From reading up the 3-2-1 method is the most popular. But I saw a ribs video from Malcom Reed and copied him.  They were tender and juicy and the bones came out with just a small pull. The bark wasn't what I expected but I think I might have over sprayed them because I was paranoid they be dry. Rack was 4.5lbs which is big for a rookie like me, so I'm glad I didn't cook them 3-2-1. As it was I struggled to get them flipped to sauce then off the smoker without them falling apart lol.  I know a lot of YT videos talk about one of the big problems with the Gravity is the temp can be 25+ degrees off from what it's reporting. So I put an Inkbird probe on Inkbird the top rack.  It started out sketchy, 1st the fan wouldn't come on, then I got it to come on by fiddling with things, or it just decided to on it's own.  Then the temp shot up to 270, I didn't have the Inkbird in yet. I put the Inkbird in and opened the lid, when I closed it for whatever reason it didn't climb much past 235 anymore. The temp was  like +/- 5f at most between the MB iOS app and the Inkbird.  All I've done with the Inkbird was the cold water calibration not the boiling one yet. And haven't done any calibration with the MB's yet.  But seeing them basically that close put my mind at ease. And it stayed really close to 235, maybe 10f up or down but usually only a couple off and was spot on for a couple 20-30 minute periods. I don't expect perfect temps, but I'm glad I didn't get the wild fluctuations and inaccuracies a lot of owners on YT complain about.

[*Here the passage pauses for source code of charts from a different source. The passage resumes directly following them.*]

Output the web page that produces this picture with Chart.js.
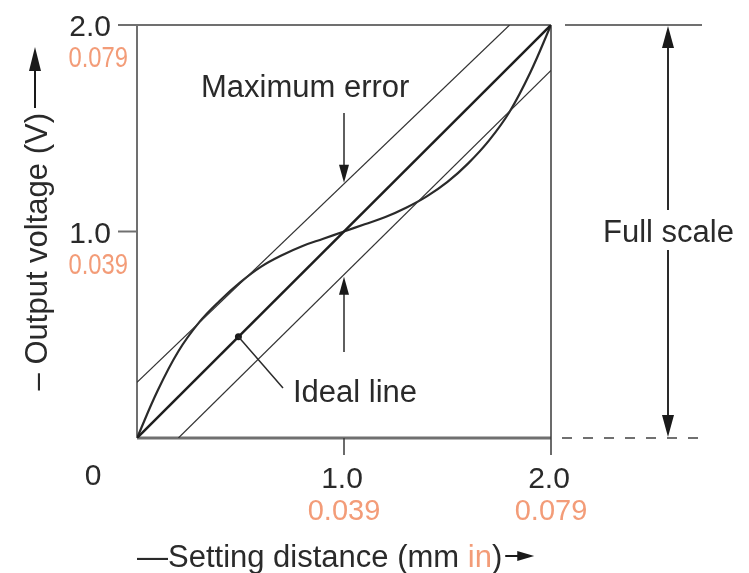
<!DOCTYPE html>
<html>
<head>
<meta charset="utf-8">
<title>Linearity</title>
<script src="https://cdn.jsdelivr.net/npm/chart.js@4.4.1/dist/chart.umd.min.js"></script>
<style>
	body { margin: 0; background: #fff; }
	canvas { display: block; }
</style>
</head>
<body>
<canvas id="mycanvas" width="749" height="573"></canvas>
<script>
// setting distance (mm) vs output voltage (V)
var distance = [0, 0.1, 0.2, 0.3, 0.4, 0.5, 0.6, 0.7, 0.8, 0.9, 1.0, 1.1, 1.2, 1.3, 1.4, 1.5, 1.6, 1.7, 1.8, 1.9, 2.0];
var outputVoltage = [0, 0.23, 0.42, 0.56, 0.665, 0.755, 0.83, 0.885, 0.93, 0.965, 1.0, 1.035, 1.07, 1.115, 1.17, 1.24, 1.33, 1.44, 1.58, 1.77, 2.0];

var idealX = [0, 2.0];
var idealY = [0, 2.0];
var upperX = [0, 1.8];
var upperY = [0.27, 2.0];
var lowerX = [0.2, 2.0];
var lowerY = [0, 1.78];

var tickValues = [1.0, 2.0];
var mmLabels = ['1.0', '2.0'];
var inchLabels = ['0.039', '0.079'];

var BLACK = '#2a2a2a';
var ORANGE = '#f39c78';
var FONT = 'Liberation Sans, Arial, sans-serif';

function pts(xs, ys) {
	var out = [];
	for (var i in xs) {
		out.push({x: xs[i], y: ys[i]});
	}
	return out;
}

function lineAt(xs, ys, x) {
	return ys[0] + (ys[1] - ys[0]) * (x - xs[0]) / (xs[1] - xs[0]);
}

function arrow(ctx, x1, y1, x2, y2, len, half) {
	var dx = x2 - x1, dy = y2 - y1;
	var d = Math.sqrt(dx * dx + dy * dy);
	var ux = dx / d, uy = dy / d;
	ctx.beginPath();
	ctx.moveTo(x1, y1);
	ctx.lineTo(x2 - ux * len * 0.5, y2 - uy * len * 0.5);
	ctx.stroke();
	ctx.beginPath();
	ctx.moveTo(x2, y2);
	ctx.lineTo(x2 - ux * len - uy * half, y2 - uy * len + ux * half);
	ctx.lineTo(x2 - ux * len + uy * half, y2 - uy * len - ux * half);
	ctx.closePath();
	ctx.fill();
}

function line(ctx, x1, y1, x2, y2) {
	ctx.beginPath();
	ctx.moveTo(x1, y1);
	ctx.lineTo(x2, y2);
	ctx.stroke();
}

function condensed(ctx, text, x, y, sx) {
	ctx.save();
	ctx.translate(x, y);
	ctx.scale(sx, 1);
	ctx.fillText(text, 0, 0);
	ctx.restore();
}

var drawExtras = {
	id: 'drawExtras',
	beforeDatasetsDraw: function(chart) {
		var ctx = chart.ctx;
		var xs = chart.scales.x, ys = chart.scales.y;
		var left = xs.getPixelForValue(0), right = xs.getPixelForValue(2);
		var top = ys.getPixelForValue(2), bottom = ys.getPixelForValue(0);
		ctx.save();
		ctx.lineCap = 'butt';
		// frame
		ctx.strokeStyle = '#707070';
		ctx.lineWidth = 2;
		line(ctx, left, top - 1, left, bottom);
		line(ctx, left - 19, top, right, top);
		line(ctx, left - 19, ys.getPixelForValue(1), left, ys.getPixelForValue(1));
		ctx.lineWidth = 3;
		line(ctx, left, bottom, right, bottom);
		ctx.strokeStyle = '#3a3a3a';
		ctx.lineWidth = 1.5;
		line(ctx, right, top, right, bottom + 17);
		line(ctx, xs.getPixelForValue(1), bottom, xs.getPixelForValue(1), bottom + 17);
		ctx.restore();
	},
	afterDatasetsDraw: function(chart) {
		var ctx = chart.ctx;
		var xs = chart.scales.x, ys = chart.scales.y;
		var left = xs.getPixelForValue(0), right = xs.getPixelForValue(2);
		var top = ys.getPixelForValue(2), bottom = ys.getPixelForValue(0);
		var xm = xs.getPixelForValue(1);
		ctx.save();

		// full scale marker on the right
		ctx.strokeStyle = '#707070';
		ctx.lineWidth = 2;
		line(ctx, right + 14, top, right + 151, top);
		ctx.setLineDash([10, 11]);
		line(ctx, right + 11, bottom, right + 151, bottom);
		ctx.setLineDash([]);
		ctx.strokeStyle = '#2a2a2a';
		ctx.fillStyle = '#1a1a1a';
		ctx.lineWidth = 2;
		arrow(ctx, 668, 210, 668, top + 1, 22, 6);
		arrow(ctx, 668, 250, 668, bottom - 1, 22, 6);

		// maximum error arrows
		ctx.lineWidth = 1.5;
		arrow(ctx, xm, 113, xm, ys.getPixelForValue(lineAt(upperX, upperY, 1)) - 1, 18, 5);
		arrow(ctx, xm, 352, xm, ys.getPixelForValue(lineAt(lowerX, lowerY, 1)) + 2, 18, 5);

		// ideal line pointer
		var px = xs.getPixelForValue(0.49), py = ys.getPixelForValue(0.49);
		ctx.beginPath();
		ctx.arc(px, py, 3.5, 0, Math.PI * 2);
		ctx.fill();
		line(ctx, px, py, 283, 388);

		// texts
		ctx.fillStyle = BLACK;
		ctx.font = '31px ' + FONT;
		ctx.textAlign = 'left';
		ctx.textBaseline = 'alphabetic';
		ctx.fillText('Maximum error', 201, 97);
		ctx.fillText('Full scale', 603, 242);
		ctx.fillText('Ideal line', 293, 402);

		// y tick labels
		ctx.textAlign = 'right';
		for (var i in tickValues) {
			var yp = ys.getPixelForValue(tickValues[i]);
			ctx.fillStyle = BLACK;
			ctx.font = '30px ' + FONT;
			ctx.fillText(mmLabels[i], 111, yp + 11);
			ctx.fillStyle = ORANGE;
			ctx.font = '29px ' + FONT;
			condensed(ctx, inchLabels[i], 128, yp + 42, 0.82);
		}

		// x tick labels
		ctx.textAlign = 'center';
		ctx.fillStyle = BLACK;
		ctx.font = '30px ' + FONT;
		ctx.fillText('0', left - 44, 485);
		for (var j in tickValues) {
			var xp = xs.getPixelForValue(tickValues[j]);
			ctx.fillStyle = BLACK;
			ctx.font = '30px ' + FONT;
			ctx.fillText(mmLabels[j], xp - 2, 488);
			ctx.fillStyle = ORANGE;
			ctx.font = '29px ' + FONT;
			ctx.fillText(inchLabels[j], xp, 520);
		}

		// x axis title
		ctx.font = '31px ' + FONT;
		ctx.textAlign = 'left';
		var tx = left;
		var parts = [['\u2014Setting distance (mm ', BLACK], ['in', ORANGE], [')', BLACK]];
		for (var k in parts) {
			ctx.fillStyle = parts[k][1];
			ctx.fillText(parts[k][0], tx, 567);
			tx += ctx.measureText(parts[k][0]).width;
		}
		ctx.strokeStyle = '#1a1a1a';
		ctx.fillStyle = '#1a1a1a';
		ctx.lineWidth = 2;
		arrow(ctx, tx + 3, 556, tx + 32, 556, 17, 5);

		// y axis title
		ctx.save();
		ctx.translate(47, 113);
		ctx.rotate(-Math.PI / 2);
		ctx.fillStyle = BLACK;
		ctx.textAlign = 'right';
		ctx.fillText('\u2013 Output voltage (V)', 0, 0);
		ctx.restore();
		arrow(ctx, 35, 108, 35, 47, 24, 6);

		ctx.restore();
	}
};

var chartdata = {
	datasets: [
		{
			label: 'upper limit',
			data: pts(upperX, upperY),
			borderColor: '#333',
			borderWidth: 1.2
		},
		{
			label: 'lower limit',
			data: pts(lowerX, lowerY),
			borderColor: '#333',
			borderWidth: 1.2
		},
		{
			label: 'ideal line',
			data: pts(idealX, idealY),
			borderColor: '#1e1e1e',
			borderWidth: 2.5
		},
		{
			label: 'output',
			data: pts(distance, outputVoltage),
			borderColor: '#2a2a2a',
			borderWidth: 2.2,
			tension: 0.4
		}
	]
};

var ctx = document.getElementById('mycanvas');

var chart = new Chart(ctx, {
	type: 'scatter',
	data: chartdata,
	options: {
		responsive: false,
		animation: false,
		showLine: true,
		elements: { point: { radius: 0, hoverRadius: 0 } },
		layout: { padding: { left: 137, right: 198, top: 25, bottom: 135 } },
		plugins: { legend: { display: false }, tooltip: { enabled: false } },
		scales: {
			x: { type: 'linear', min: 0, max: 2, display: false },
			y: { type: 'linear', min: 0, max: 2, display: false }
		}
	},
	plugins: [drawExtras]
});
</script>
</body>
</html>
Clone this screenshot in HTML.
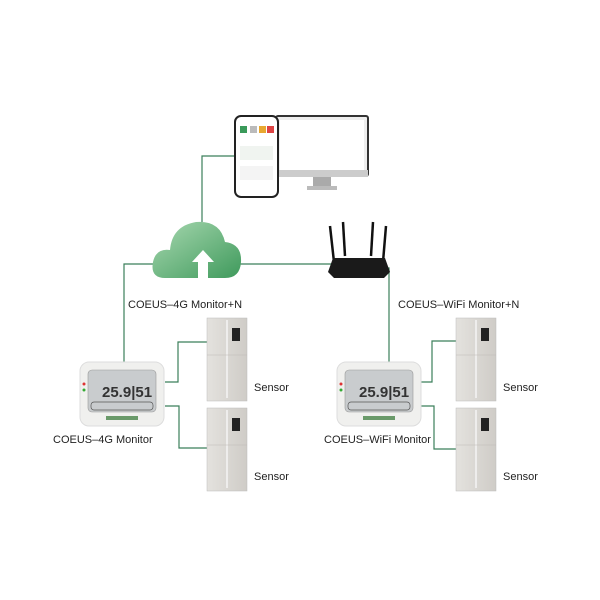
<!DOCTYPE html>
<html><head><meta charset="utf-8"><style>body{margin:0;background:#fff}svg{display:block}text{font-family:"Liberation Sans",sans-serif;font-size:11px;fill:#222}</style></head><body>
<svg width="600" height="600" viewBox="0 0 600 600">
<defs>
<linearGradient id="cl" x1="0" y1="0" x2="1" y2="1"><stop offset="0" stop-color="#a8d8b0"/><stop offset="1" stop-color="#3f9a5c"/></linearGradient>
<linearGradient id="fr" x1="0" y1="0" x2="1" y2="0"><stop offset="0" stop-color="#e4e2de"/><stop offset="1" stop-color="#cfccc7"/></linearGradient>
<g id="fridge"><rect x="0" y="0" width="40" height="83" fill="url(#fr)" stroke="#bbb" stroke-width="0.5"/><line x1="20" y1="2" x2="20" y2="80" stroke="#f4f4f4" stroke-width="1.5"/><line x1="0" y1="37" x2="40" y2="37" stroke="#bdbab5" stroke-width="0.6"/><rect x="25" y="10" width="8" height="13" fill="#222"/></g>
<g id="mon"><rect x="0" y="0" width="84" height="64" rx="9" fill="#f0f0ee" stroke="#ddd"/><rect x="8" y="8" width="68" height="42" rx="4" fill="#c9ccce" stroke="#999" stroke-width="0.6"/><text x="22" y="35" style="font-size:15px;font-weight:bold;fill:#333">25.9|51</text><rect x="11" y="40" width="62" height="8" rx="3" fill="none" stroke="#555" stroke-width="0.7"/><circle cx="4" cy="22" r="1.5" fill="#d33"/><circle cx="4" cy="28" r="1.5" fill="#3a3"/><rect x="26" y="54" width="32" height="4" fill="#6a9a6a"/></g>
</defs>
<g fill="none" stroke="#3b7f5a" stroke-width="1.2">
<polyline points="236,156 202,156 202,222"/>
<polyline points="160,264 124,264 124,362"/>
<polyline points="238,264 332,264"/>
<polyline points="386,268 389,268 389,362"/>
<polyline points="165,382 178,382 178,342 207,342"/>
<polyline points="165,406 179,406 179,448 207,448"/>
<polyline points="420,382 432,382 432,341 456,341"/>
<polyline points="420,406 434,406 434,449 456,449"/>
</g>
<!-- monitor screen -->
<rect x="276" y="116" width="92" height="60" rx="2" fill="#eee" stroke="#333" stroke-width="2"/>
<rect x="280" y="120" width="84" height="50" fill="#fff"/>
<rect x="276" y="170" width="92" height="7" fill="#ccc"/>
<rect x="313" y="177" width="18" height="10" fill="#aaa"/><rect x="307" y="186" width="30" height="4" fill="#bbb"/>
<!-- phone -->
<rect x="235" y="116" width="43" height="81" rx="6" fill="#fff" stroke="#222" stroke-width="2"/>
<rect x="240" y="126" width="7" height="7" fill="#3a9a5a"/><rect x="250" y="126" width="7" height="7" fill="#bbb"/><rect x="259" y="126" width="7" height="7" fill="#e8a830"/><rect x="267" y="126" width="7" height="7" fill="#d44"/>
<rect x="240" y="146" width="33" height="14" fill="#f0f4f0"/><rect x="240" y="166" width="33" height="14" fill="#f4f4f4"/>
<!-- cloud -->
<path d="M165,278 Q150,278 153,262 Q156,248 170,250 Q172,226 196,222 Q220,220 225,242 Q242,244 241,262 Q240,278 225,278 Z" fill="url(#cl)"/>
<path d="M198,278 V262 H192 L203,250 L214,262 H208 V278 Z" fill="#fff"/>
<!-- router -->
<g stroke="#111" stroke-width="2.5"><line x1="334" y1="262" x2="330" y2="226"/><line x1="345" y1="256" x2="343" y2="222"/><line x1="371" y1="256" x2="373" y2="222"/><line x1="383" y1="262" x2="386" y2="226"/></g>
<path d="M333,258 L385,258 L390,272 L384,278 L334,278 L328,272 Z" fill="#1a1a1a"/>
<use href="#fridge" x="207" y="318"/><use href="#fridge" x="207" y="408"/>
<use href="#fridge" x="456" y="318"/><use href="#fridge" x="456" y="408"/>
<use href="#mon" x="80" y="362"/><use href="#mon" x="337" y="362"/>
<text x="128" y="308">COEUS–4G Monitor+N</text>
<text x="398" y="308">COEUS–WiFi Monitor+N</text>
<text x="53" y="443">COEUS–4G Monitor</text>
<text x="324" y="443">COEUS–WiFi Monitor</text>
<text x="254" y="391">Sensor</text><text x="254" y="480">Sensor</text>
<text x="503" y="391">Sensor</text><text x="503" y="480">Sensor</text>
</svg>
</body></html>
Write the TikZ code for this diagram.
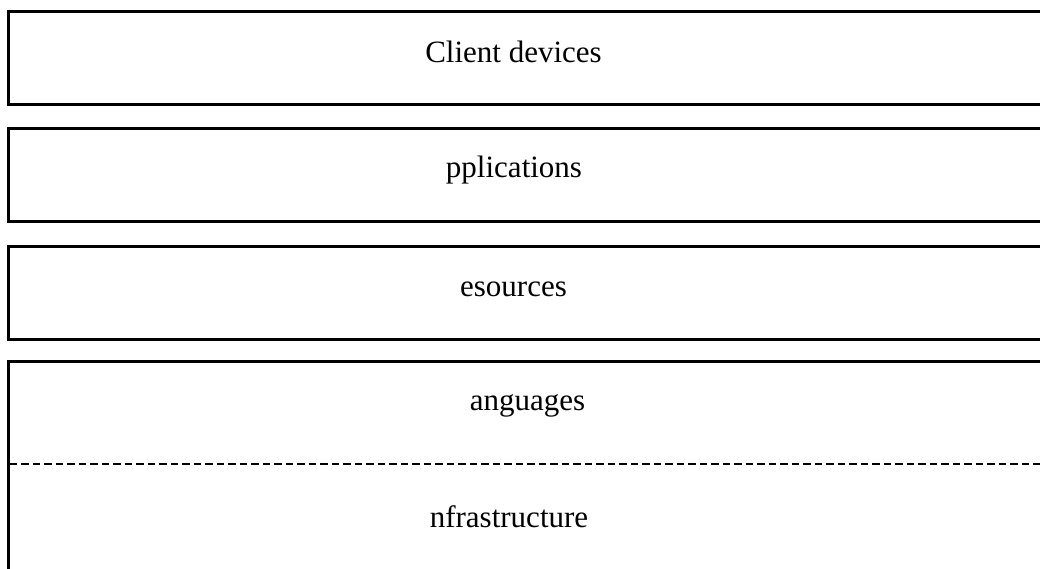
\documentclass[tikz,border=0pt]{standalone}
\usepackage{fontspec}
\setmainfont{Liberation Serif}
\begin{document}
\begin{tikzpicture}[x=1pt,y=-1pt,
	layer/.style={draw,line width=3pt},
	split/.style={line width=2.6pt,dash pattern=on 7.5pt off 4pt},
	lbl/.style={anchor=base,inner sep=0,font=\fontsize{31}{37}\selectfont}]
\useasboundingbox (0,0) rectangle (1040,568);
\clip (0,0) rectangle (1040,568);
% layers
\draw[layer] (8,11.5) rectangle (1060,104);
\draw[layer] (8,128.5) rectangle (1060,221.5);
\draw[layer] (8,246) rectangle (1060,339);
\draw[layer] (8,361) rectangle (1060,600);
\coordinate (splitL) at (9.5,464);
\coordinate (splitR) at (1060,464);
\draw[split] (splitL) -- (splitR);
% labels
\node[lbl] (client) at (513.5,62) {Client devices};
\node[lbl] (apps) at (514,177) {pplications};
\node[lbl] (res) at (513.5,296) {esources};
\node[lbl] (lang) at (527.5,410) {anguages};
\node[lbl] (infra) at (509,527) {nfrastructure};
\end{tikzpicture}
\end{document}
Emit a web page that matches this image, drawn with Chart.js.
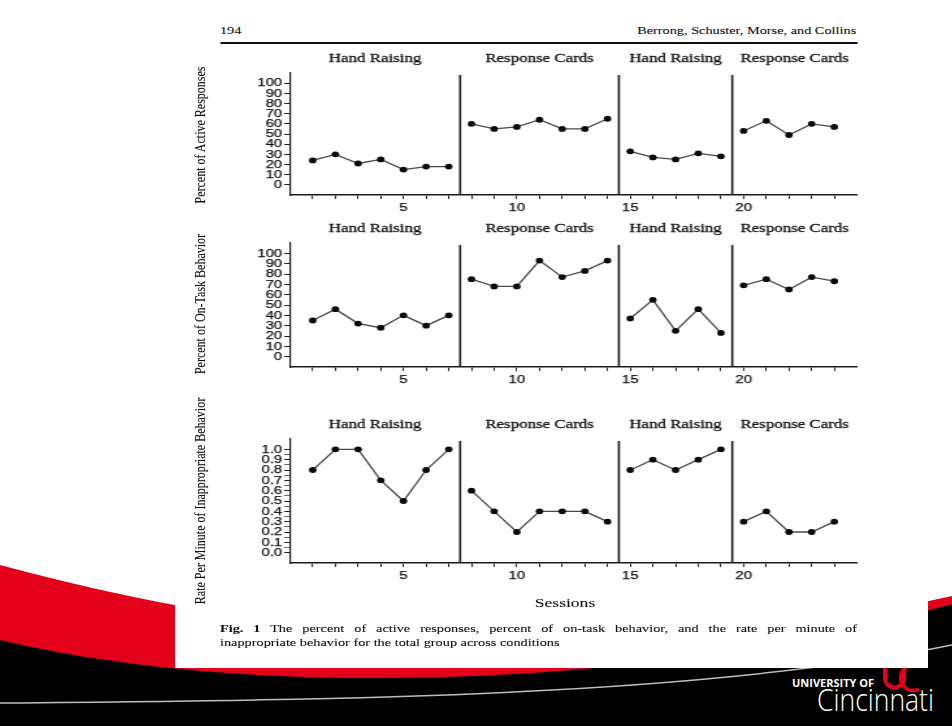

My phone takes pretty terrible pictures, but I snapped a few.  I should have taken a close up right before I sauced them to show the bark, but I forgot :( pic of them on the smoker was maybe 90 minutes in the cook. They were nice and smokey with tons of flavor. I was absolutely blown away at how easy the Gravity was to cook on. There's no way in hell I could have gotten these results on an old school Webber. And a person's 1st time making ribs, they shouldn't come out this good. This smoker's dead simple. I can't even imagine how much better the ribs will get when I learn how the ins n outs and figure out how much ACV I should really be spraying. This is my 3rd cook, but 1 was quick stuffed burgers, and the other was a spiral ham which all I had to do was cook it to 140. I'm too lazy to Google this right now, but if anyone buys ribs from Aldi's (where I got them) and wants to comment on the quality I'm all ears. Was pretty impressed to get a 4.5lb rack for a little over a 10 spot. But I don't know going prices for ribs. I just know they're more at Ralphs.  And while I got to try others, Lambert's rub & sauce were both excellent.


----------



## DanMcG (Apr 10, 2021)

nice work, they look pretty tasty


----------